I like to drive. I snack, sing, and talk to myself: “My, hoity-toity lady, you can certainly drive fast in your little red car as you pass me on a curve. Tut, tut!”

But I don’t enjoy myself when I have passengers — I’m made edgy by their gasps, white knuckles, and terror.

I love to nap. Just writing the word with its connotations of coziness and self-indulgence gives me goose bumps. When I surrender to sleepiness, stretch out on the couch, and close my eyes, I experience bliss, an ecstasy never equaled by the nap itself.

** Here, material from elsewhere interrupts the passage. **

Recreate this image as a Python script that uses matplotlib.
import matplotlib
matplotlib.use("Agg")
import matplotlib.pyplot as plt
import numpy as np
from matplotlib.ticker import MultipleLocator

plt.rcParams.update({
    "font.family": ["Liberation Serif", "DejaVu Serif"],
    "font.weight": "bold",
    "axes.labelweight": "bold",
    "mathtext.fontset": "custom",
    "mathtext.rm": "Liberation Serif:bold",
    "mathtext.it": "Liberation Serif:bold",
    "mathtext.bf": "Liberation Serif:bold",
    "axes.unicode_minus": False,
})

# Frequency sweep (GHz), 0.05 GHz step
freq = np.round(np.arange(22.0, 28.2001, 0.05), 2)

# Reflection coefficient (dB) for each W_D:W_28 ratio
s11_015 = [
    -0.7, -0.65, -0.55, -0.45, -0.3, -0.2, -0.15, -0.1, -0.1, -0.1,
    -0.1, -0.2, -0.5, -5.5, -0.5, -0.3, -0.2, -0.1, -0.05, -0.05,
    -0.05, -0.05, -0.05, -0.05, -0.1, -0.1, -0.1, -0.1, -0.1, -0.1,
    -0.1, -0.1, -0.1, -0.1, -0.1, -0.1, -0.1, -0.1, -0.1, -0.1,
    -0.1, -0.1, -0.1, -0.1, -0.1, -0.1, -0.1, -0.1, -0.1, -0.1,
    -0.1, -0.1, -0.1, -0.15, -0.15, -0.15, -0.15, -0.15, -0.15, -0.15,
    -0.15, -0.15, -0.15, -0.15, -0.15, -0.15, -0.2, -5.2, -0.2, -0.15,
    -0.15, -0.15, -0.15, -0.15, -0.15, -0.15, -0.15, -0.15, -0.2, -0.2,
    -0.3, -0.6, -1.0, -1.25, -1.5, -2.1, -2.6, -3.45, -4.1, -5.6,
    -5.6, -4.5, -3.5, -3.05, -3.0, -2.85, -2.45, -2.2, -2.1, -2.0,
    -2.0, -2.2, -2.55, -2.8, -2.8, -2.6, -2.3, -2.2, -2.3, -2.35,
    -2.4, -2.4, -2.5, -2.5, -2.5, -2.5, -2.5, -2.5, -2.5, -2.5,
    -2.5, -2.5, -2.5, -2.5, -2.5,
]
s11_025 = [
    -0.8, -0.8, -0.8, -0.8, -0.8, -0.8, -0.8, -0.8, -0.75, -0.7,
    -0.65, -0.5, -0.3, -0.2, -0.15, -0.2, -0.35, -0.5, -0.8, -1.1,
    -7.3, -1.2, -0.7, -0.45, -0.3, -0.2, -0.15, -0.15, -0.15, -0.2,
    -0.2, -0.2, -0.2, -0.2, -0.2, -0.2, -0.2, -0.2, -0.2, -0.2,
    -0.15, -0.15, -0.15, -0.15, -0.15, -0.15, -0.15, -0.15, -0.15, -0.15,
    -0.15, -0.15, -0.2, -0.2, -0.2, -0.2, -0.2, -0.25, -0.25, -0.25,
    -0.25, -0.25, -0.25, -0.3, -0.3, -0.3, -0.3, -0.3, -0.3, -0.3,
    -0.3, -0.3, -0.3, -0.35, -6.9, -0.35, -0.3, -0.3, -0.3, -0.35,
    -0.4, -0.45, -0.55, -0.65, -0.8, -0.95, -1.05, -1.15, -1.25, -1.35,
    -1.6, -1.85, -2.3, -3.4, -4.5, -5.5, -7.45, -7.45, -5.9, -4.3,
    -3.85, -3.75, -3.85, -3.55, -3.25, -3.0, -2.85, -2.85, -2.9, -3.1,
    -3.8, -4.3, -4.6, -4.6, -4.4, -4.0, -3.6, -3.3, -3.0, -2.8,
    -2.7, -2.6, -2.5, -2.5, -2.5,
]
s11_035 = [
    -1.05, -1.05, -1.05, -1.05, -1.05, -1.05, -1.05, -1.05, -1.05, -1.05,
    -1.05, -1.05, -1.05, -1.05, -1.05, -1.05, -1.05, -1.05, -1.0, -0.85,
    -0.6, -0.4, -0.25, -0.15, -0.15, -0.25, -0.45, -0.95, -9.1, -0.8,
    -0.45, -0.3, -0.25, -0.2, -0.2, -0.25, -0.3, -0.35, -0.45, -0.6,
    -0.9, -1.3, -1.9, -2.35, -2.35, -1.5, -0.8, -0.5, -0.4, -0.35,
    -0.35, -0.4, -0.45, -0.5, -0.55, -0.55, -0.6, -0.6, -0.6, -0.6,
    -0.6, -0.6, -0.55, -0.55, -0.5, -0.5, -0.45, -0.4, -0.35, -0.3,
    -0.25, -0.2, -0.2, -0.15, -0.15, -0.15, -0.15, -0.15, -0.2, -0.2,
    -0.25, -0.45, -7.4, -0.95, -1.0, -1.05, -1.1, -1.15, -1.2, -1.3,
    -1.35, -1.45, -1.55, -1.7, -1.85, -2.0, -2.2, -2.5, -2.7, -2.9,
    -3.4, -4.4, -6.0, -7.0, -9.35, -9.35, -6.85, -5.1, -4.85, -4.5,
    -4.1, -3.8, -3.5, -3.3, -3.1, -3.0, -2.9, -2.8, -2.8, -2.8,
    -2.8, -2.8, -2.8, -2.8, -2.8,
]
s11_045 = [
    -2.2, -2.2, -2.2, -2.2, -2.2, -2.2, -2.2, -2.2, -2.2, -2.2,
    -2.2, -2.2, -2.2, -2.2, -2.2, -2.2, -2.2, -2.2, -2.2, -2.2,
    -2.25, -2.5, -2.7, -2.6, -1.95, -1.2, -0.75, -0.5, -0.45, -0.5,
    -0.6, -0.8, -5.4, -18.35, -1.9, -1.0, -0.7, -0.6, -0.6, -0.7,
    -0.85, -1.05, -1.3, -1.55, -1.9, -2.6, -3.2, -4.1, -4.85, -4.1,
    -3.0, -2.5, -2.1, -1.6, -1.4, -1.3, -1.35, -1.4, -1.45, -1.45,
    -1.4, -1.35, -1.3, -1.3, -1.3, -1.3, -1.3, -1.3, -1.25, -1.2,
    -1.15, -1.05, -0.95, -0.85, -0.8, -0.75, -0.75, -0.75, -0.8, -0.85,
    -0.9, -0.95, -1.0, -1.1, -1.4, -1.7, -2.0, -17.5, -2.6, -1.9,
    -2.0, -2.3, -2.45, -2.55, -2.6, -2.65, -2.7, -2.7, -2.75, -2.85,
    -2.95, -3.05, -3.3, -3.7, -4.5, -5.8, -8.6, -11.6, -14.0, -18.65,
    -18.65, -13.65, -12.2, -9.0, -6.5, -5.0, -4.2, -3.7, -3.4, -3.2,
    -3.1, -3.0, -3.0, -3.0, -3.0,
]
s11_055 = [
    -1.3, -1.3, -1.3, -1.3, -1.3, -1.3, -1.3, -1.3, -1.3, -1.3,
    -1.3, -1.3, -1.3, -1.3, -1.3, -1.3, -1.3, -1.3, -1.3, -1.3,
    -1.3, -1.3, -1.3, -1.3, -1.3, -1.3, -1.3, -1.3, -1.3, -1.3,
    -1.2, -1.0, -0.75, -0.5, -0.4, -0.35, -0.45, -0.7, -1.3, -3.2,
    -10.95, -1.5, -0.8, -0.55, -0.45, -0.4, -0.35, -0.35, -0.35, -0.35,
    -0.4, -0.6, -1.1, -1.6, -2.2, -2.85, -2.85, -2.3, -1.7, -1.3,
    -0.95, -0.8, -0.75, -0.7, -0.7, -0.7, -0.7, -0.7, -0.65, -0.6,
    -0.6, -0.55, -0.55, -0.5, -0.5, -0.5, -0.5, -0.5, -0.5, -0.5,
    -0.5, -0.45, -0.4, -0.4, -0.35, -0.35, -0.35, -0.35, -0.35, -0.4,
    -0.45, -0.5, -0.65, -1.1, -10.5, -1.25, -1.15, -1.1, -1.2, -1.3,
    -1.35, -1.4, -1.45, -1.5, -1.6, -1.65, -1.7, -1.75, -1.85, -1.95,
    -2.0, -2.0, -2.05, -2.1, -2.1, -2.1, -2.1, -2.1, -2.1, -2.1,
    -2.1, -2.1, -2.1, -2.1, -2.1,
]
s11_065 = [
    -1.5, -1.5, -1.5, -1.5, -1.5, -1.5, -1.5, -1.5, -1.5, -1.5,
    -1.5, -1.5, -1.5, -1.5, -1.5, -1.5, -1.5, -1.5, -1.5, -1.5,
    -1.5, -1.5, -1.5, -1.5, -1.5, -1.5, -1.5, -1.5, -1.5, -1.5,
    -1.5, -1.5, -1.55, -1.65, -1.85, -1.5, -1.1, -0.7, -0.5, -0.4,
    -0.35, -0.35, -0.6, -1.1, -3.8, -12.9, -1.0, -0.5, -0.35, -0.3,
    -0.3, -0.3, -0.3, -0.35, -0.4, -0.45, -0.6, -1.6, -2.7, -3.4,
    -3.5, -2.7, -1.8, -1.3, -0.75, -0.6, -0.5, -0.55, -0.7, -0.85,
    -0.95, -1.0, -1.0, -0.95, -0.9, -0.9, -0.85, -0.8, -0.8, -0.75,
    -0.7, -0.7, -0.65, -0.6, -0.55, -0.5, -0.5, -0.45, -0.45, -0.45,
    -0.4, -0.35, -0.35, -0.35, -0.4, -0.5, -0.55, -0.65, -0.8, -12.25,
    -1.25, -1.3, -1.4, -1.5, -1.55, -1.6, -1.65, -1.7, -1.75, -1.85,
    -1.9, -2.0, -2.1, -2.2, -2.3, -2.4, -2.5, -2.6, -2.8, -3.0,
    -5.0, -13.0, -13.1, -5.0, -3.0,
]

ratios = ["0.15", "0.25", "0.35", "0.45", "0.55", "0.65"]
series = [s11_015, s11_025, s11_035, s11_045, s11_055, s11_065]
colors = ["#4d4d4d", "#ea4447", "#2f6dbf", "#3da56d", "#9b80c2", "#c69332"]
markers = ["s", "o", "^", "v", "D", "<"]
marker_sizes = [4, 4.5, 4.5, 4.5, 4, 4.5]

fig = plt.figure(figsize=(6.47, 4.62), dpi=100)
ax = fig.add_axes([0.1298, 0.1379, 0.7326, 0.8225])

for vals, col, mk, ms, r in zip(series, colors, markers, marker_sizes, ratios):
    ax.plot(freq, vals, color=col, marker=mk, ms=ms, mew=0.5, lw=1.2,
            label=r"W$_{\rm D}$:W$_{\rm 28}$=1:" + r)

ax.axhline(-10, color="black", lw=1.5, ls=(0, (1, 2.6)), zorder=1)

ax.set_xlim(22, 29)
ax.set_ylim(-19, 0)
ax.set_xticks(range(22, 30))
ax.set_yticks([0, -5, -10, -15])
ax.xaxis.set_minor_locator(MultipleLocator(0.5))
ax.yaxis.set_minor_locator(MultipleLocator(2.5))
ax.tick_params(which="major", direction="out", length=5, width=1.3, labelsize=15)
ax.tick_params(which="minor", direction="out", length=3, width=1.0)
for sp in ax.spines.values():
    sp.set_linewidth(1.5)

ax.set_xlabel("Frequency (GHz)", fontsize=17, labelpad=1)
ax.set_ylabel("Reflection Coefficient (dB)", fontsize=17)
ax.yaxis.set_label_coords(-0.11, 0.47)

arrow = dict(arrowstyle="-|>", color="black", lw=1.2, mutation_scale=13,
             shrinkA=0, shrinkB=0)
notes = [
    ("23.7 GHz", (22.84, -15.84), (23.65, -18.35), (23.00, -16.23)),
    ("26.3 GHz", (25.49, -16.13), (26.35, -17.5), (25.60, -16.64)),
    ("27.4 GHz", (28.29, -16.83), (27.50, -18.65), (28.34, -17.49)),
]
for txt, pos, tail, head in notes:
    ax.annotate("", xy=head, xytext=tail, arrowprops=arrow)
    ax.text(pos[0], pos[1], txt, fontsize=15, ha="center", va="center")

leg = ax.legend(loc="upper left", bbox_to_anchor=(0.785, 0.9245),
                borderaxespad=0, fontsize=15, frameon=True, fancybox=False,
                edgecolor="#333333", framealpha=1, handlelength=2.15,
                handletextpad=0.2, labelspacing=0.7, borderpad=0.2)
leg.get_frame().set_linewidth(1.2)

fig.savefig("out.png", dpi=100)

Usually, I jerk in and out of consciousness, thinking of all the tasks awaiting me with hopeful little faces, until I give up. Sometimes, I redefine napping by falling soundly asleep for hours. I then stagger around dunder-headed until bedtime, when I can’t sleep because I napped all afternoon.

I delight in gluing broken things back together: the just-purchased angel I unwrapped and dropped, the decorative bowl I bashed against the sink, the giraffe figurine my toddler grandson let fall on its head.

I feel virtuous and skillful as I assemble the pieces, apply too much glue, and bond my fingers.

When I manage to glue only the fragments, I discover I’ve held them unevenly while the adhesive dried, so my treasure is slightly askew. But from the other end of a football field, no one would ever notice.

On Saturdays, I enthusiastically assemble my cookbooks and make a weekly menu and shopping list. I scan coupons, check the refrigerator and cupboards for ingredients, and badger Joel for ideas, though in 15 years he’s never made a suggestion.

How organized I am! What a Holly Housewife!!

Then, during the week, I discover I planned three pasta meals, forgot to buy the chicken for the fricassee, and picked up applesauce instead of pineapple bits for the fancy dessert.

Oh, well. By the next Saturday, I’ve forgotten my mishaps and thrill with efficiency as I gather my cookbooks.

I sing loudly as I make my list, thinking I’ll buy flowers to arrange in that pretty vase I need to glue back together, and then reward myself with a nap.